What is BGV?
Background verification is the process of checking relevant identity, address, credential, work, or background-document signals before onboarding a person into a role, home, society, marketplace, or business workflow.
The seven verification rails
Flow: request to report
- Request — the requester chooses a purpose and verification package.
- Consent — the subject sees what is being requested and approves before checks run.
- Parallel checks — supported checks run through the relevant workflow.
- Review — mismatches, stale data, and sensitive signals are reviewed with context.
- Report or verdict — the output explains what was checked, what was not checked, and what needs human review.
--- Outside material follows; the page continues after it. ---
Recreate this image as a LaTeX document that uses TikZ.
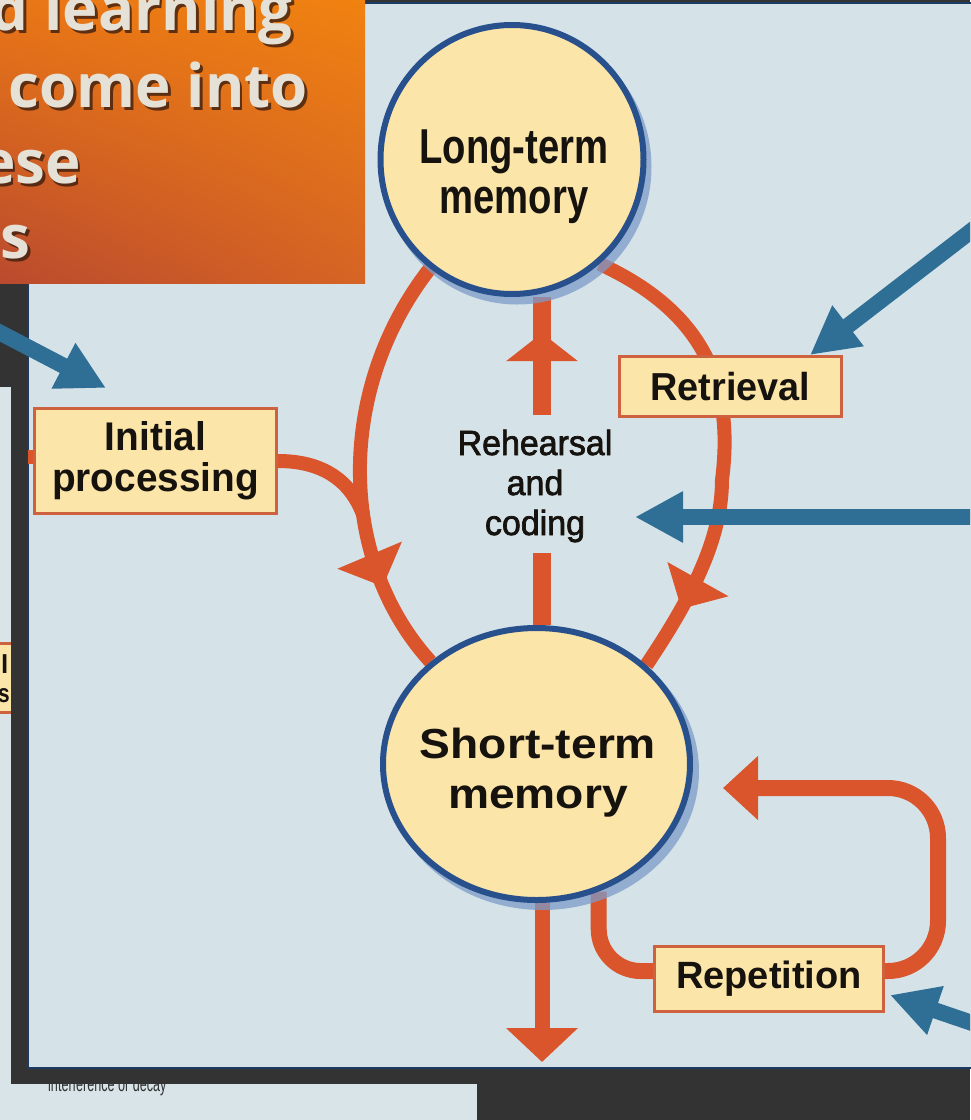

Traditional manual process vs PRAMAAN workflow
| Step | Typical manual workflow | PRAMAAN consent-first workflow |
|---|---|---|
| Purpose | Often buried in WhatsApp or email. | Shown before consent. |
| Documents | Photos and PDFs circulate informally. | Selected signals are requested in-product. |
| Timing | Depends on calls, follow-ups, and vendor queues. | Digital checks can run quickly, with manual review where needed. |
| Output | Unstructured files and screenshots. | Structured report with consent reference and signal status. |
The consent moment
The consent step is not decoration. It is the point where the person being verified sees who is asking, why they are asking, and what kind of information may be checked. PRAMAAN is designed so checks run after that moment, not before it.
What BGV does not prove
- It does not guarantee future behaviour.
- It does not replace local legal, employer, society, or police requirements.
- It does not make employment decisions by itself.
- It does not prove that every public or private record source is complete.
- It should not be used to justify discriminatory screening.
Responsible-use guardrails
Use verification only for a stated purpose, minimize sensitive data, review amber or red signals with context, and keep a human decision-maker accountable for final action.